Children are attentive and sensitive to their peers. When they explain ideas to one another they are expected to try to understand the ways others may think and why an error may have occurred. This leads to better mutual understanding.
Classmates’ ideas and opinions serve as inspiration or an extension of the child’s own thoughts.
We encourage children to discuss in a civilized and unemotional manner. We use disputes and mistakes to help the entire class progress as a community. Children often experience situations in which the majority is not right. We embrace diversity of opinions.
We try to lead children towards understanding figures of authority as the architects of the pleasant and creative environment in which the activities of the class and its members take place.
Children are guided towards self-knowledge and self-assessment (e.g. in graded-problem tests).
The Hejny method leaves the fundamental creative work of mathematics up to each child. Mathematical discoveries and achievements are either the results of the child’s own activity or are revealed in conversation with peers. The pupil alone can, to a large degree, choose the level of difficulty and the extension of the problems he or she solves, and later may also choose the difficulty of homework assignments or test. The teacher supports, but does not direct, the individual pupils’ work.
It is important that pupils themselves determine the pace, direction and extent of their work. This not only positively supports their mathematical cognitive development, but also improves and enlivens their opportunities to grow and improve. The Hejny method seeks to encourage the unceasing desire to learn, and to grow, which frequently gets stifled during puberty if the changes in the child’s internal motivation are ignored. Furthermore, the method can positively influence the child’s life-long strategy.
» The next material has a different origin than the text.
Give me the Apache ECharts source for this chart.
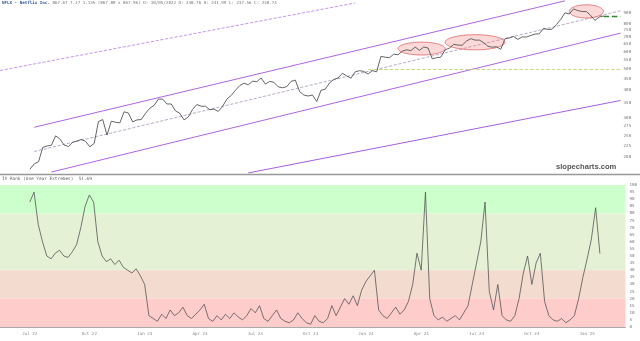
<!DOCTYPE html>
<html><head><meta charset="utf-8">
<script src="https://cdn.jsdelivr.net/npm/echarts@6/dist/echarts.min.js"></script>
<style>html,body{margin:0;padding:0;background:#fff}#c{width:640px;height:341px}</style>
</head><body><div id="c"></div>
<script>
// ---------- data ----------
const firstWeek = [2022, 4, 13];   // first weekly category (Friday)
const padWeeks = 7;                // empty weeks before data begins
const tickLabels = ["Jul 22","Oct 22","Jan 23","Apr 23","Jul 23","Oct 23","Jan 24","Apr 24","Jul 24","Oct 24","Jan 25"];
const tickDates  = ["2022-07-01","2022-10-07","2023-01-06","2023-04-07","2023-07-07","2023-10-06","2024-01-05","2024-04-05","2024-07-05","2024-10-04","2025-01-03"];
const priceTicks = [200,225,250,275,300,350,400,450,500,550,600,650,700,750,800,900];
const ivTicks = [0,5,10,15,20,25,30,35,40,45,50,55,60,65,70,75,80,85,90,95,100];

const price = [176,186,190,221,224,226,249,241,226,223,
 233,236,240,235,222,230,289,295,251,290,
 287,285,320,316,288,294,295,315,332,342,
 365,365,347,347,323,315,294,303,328,345,
 339,339,327,329,321,338,365,379,400,420,
 431,424,440,438,455,427,439,435,415,411,
 416,439,445,395,381,377,381,356,400,405,
 432,448,455,478,465,454,485,491,487,474,
 491,485,570,565,562,583,579,602,610,605,
 628,607,628,622,555,562,565,610,621,646,
 641,640,669,685,675,675,658,633,627,630,
 613,685,690,701,680,698,697,708,719,721,
 763,754,756,793,837,897,886,934,918,909,
 909,873,829,858,867.67];

const ivRank = [88,95,72,60,50,48,52,54,50,49,
 53,58,70,85,93,88,60,50,46,48,
 44,47,42,40,38,41,36,30,8,6,
 4,9,6,12,8,10,14,8,6,9,
 12,16,6,4,8,5,9,6,10,7,
 5,8,13,10,15,6,4,8,12,6,
 4,3,5,10,6,3,2,8,4,3,
 6,15,8,14,20,16,22,15,26,32,
 36,40,12,8,6,10,14,9,12,18,
 30,52,40,95,20,8,5,7,4,6,
 8,5,10,15,30,45,60,88,25,12,
 30,8,5,4,8,20,38,50,30,45,
 52,18,8,5,4,6,3,5,8,20,
 35,48,62,84,51.69];

const lastPrice = 867.67;
const supportLevel = 500;
// trendlines: [[categoryIndex, price], [categoryIndex, price]]
const trendUpper  = [[8, 272.3], [132, 1015.9]];
const trendMiddle = [[8, 211.5], [145, 916.3]];
const trendLower  = [[12, 170.8], [145, 726]];
const trendLongDashed = [[0, 492], [83, 994]];
const trendLongLow = [[58, 169.2], [145, 360]];
const supportStart = 86;
const lastPriceStart = 141;
// highlighted zones: [index1, index2, priceHigh, priceLow]
const zones = [[93, 104.4, 661, 578], [104.4, 118, 714, 610], [132.7, 141.4, 975, 850]];

const ivBands = [[80,100,'#ccffcc'],[40,80,'#e5f1d4'],[20,40,'#f3dbcf'],[0,20,'#ffcccc']];

// ---------- build ----------
function weeks(n){
  const out=[]; const d0=Date.UTC(firstWeek[0],firstWeek[1],firstWeek[2]);
  for(let i=0;i<n;i++){ out.push(new Date(d0+i*7*86400000).toISOString().slice(0,10)); }
  return out;
}
const catTop = weeks(146), catBot = weeks(148);
const pad = Array(padWeeks).fill(null);
const priceData = pad.concat(price);
const ivData = pad.concat(ivRank);
const step = 4.28;

const chart = echarts.init(document.getElementById('c'), null, {renderer:'canvas'});
const lbl = {fontFamily:'DejaVu Sans Mono', fontSize:4.2, color:'#777'};
const seg = (t, color, type, w) => [{coord:t[0]},{coord:t[1], lineStyle:{color, type, width:w}}];

chart.setOption({
  animation:false,
  grid:[
    {left:0, top:0, width:145*step, height:173},
    {left:0, top:185, width:147*step, height:142}
  ],
  xAxis:[
    {type:'category', gridIndex:0, data:catTop, boundaryGap:false,
     axisLine:{show:false}, axisTick:{show:false}, axisLabel:{show:false}, splitLine:{show:false}},
    {type:'category', gridIndex:1, data:catBot, boundaryGap:false,
     axisLine:{show:true, lineStyle:{color:'#aaa', width:1}}, axisTick:{show:false},
     axisLabel:Object.assign({}, lbl, {margin:5, color:'#888',
       interval:(i,v)=>tickDates.includes(v),
       formatter:v=>tickLabels[tickDates.indexOf(v)]||''}),
     splitLine:{show:false}}
  ],
  yAxis:[
    {type:'log', gridIndex:0, logBase:10, min:169.1, max:1025.1, position:'right',
     axisLine:{show:false}, axisTick:{show:false}, splitLine:{show:false},
     axisLabel:Object.assign({}, lbl, {margin:3, customValues:priceTicks, formatter:v=>String(Math.round(v))})},
    {type:'value', gridIndex:1, min:0, max:100, interval:5, position:'right',
     axisLine:{show:false}, axisTick:{show:false}, splitLine:{show:false},
     axisLabel:Object.assign({}, lbl, {margin:4, customValues:ivTicks})}
  ],
  series:[
    {type:'line', xAxisIndex:0, yAxisIndex:0, data:priceData, showSymbol:false, z:5,
     lineStyle:{color:'#555', width:0.9},
     markLine:{silent:true, symbol:'none', label:{show:false}, z:3,
       data:[
         seg(trendUpper,'#b065e6','solid',1),
         seg(trendMiddle,'#a896b8','dashed',0.8),
         seg(trendLower,'#b065e6','solid',1),
         seg(trendLongDashed,'#b87ae8','dashed',0.8),
         seg(trendLongLow,'#a65fe0','solid',1),
         [{coord:[supportStart, supportLevel]},{coord:[145, supportLevel], lineStyle:{color:'#c2d67c', type:'dashed', width:0.9}}],
         [{coord:[lastPriceStart, lastPrice]},{coord:[145, lastPrice], lineStyle:{color:'#2f8a2f', type:'dashed', width:1.4}}]
       ]}
    },
    {type:'custom', xAxisIndex:0, yAxisIndex:0, data:zones, encode:{x:[0,1], y:[2,3]}, z:4, silent:true,
     renderItem:(params, api)=>{
       const a = api.coord([api.value(0), api.value(2)]);
       const b = api.coord([api.value(1), api.value(3)]);
       const cx=(a[0]+b[0])/2, cy=(a[1]+b[1])/2, rx=Math.abs(b[0]-a[0])/2, ry=Math.abs(b[1]-a[1])/2;
       const pts=[]; for(let t=0;t<64;t++){const ang=t/64*Math.PI*2; pts.push([cx+rx*Math.cos(ang), cy+ry*Math.sin(ang)]);}
       return {type:'polygon', shape:{points:pts}, style:{fill:'rgba(240,120,120,0.28)', stroke:'#e06666', lineWidth:0.8}};
     }},
    {type:'line', xAxisIndex:1, yAxisIndex:1, data:ivData, showSymbol:false, z:5,
     lineStyle:{color:'#555', width:0.8},
     markArea:{silent:true, z:1, data: ivBands.map(b=>[{yAxis:b[0], itemStyle:{color:b[2]}},{yAxis:b[1]}])}
    }
  ],
  graphic:[
    {type:'line', shape:{x1:0,y1:174.5,x2:640,y2:174.5}, style:{stroke:'#999', lineWidth:1.5}},
    {type:'text', left:2, top:1, style:{text:'{a|NFLX - Netflix Inc.} 867.67 7.37 1.13% (867.88 x 867.96) D: 10/05/2022 O: 238.76 H: 241.99 L: 237.56 C: 240.74',
      fontFamily:'DejaVu Sans Mono', fontSize:4.2, fill:'#777',
      rich:{a:{fontFamily:'DejaVu Sans Mono', fontSize:4.2, fill:'#3050a0', fontWeight:'bold'}}}},
    {type:'text', left:2, top:177, style:{text:'IV Rank (One Year Extremes)  51.69', fontFamily:'DejaVu Sans Mono', fontSize:4.4, fill:'#666'}},
    {type:'text', left:556, top:163, style:{text:'slopecharts.com', fontFamily:'Liberation Sans', fontSize:7.6, fontWeight:'bold', fill:'#555'}}
  ]
});
</script></body></html>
When the learning content comes from a child’s experience, when it is matched against classmates’ opinions, and when the child is involved emotionally, the content is better perceived and compared to the child’s personal opinions and attitudes, i.e. their individual system of moral values.
In contrast, learning by mechanically connecting pieces of formal knowledge, images, and notation does not make the child think about their own system of moral values. All children believe betraying a friend is immoral, yet it is acceptable to copy test answers when the test is only the means to achieving a suitable mark in the world of formal knowledge. That world is already separated from reality. Real life, with its rules and morality, is cut off from the strange universe of school responsibilities and school knowledge.
School is a place where the work ethic and social habits of children, who later become adult citizens, evolve and develop manifestly. The fact that, in our society, the standards for knowledge are higher than the standards for morals is more serious an issue by far than that of mathematics education. Our method demonstrates, however, that good teaching can be remarkably effective in this area too.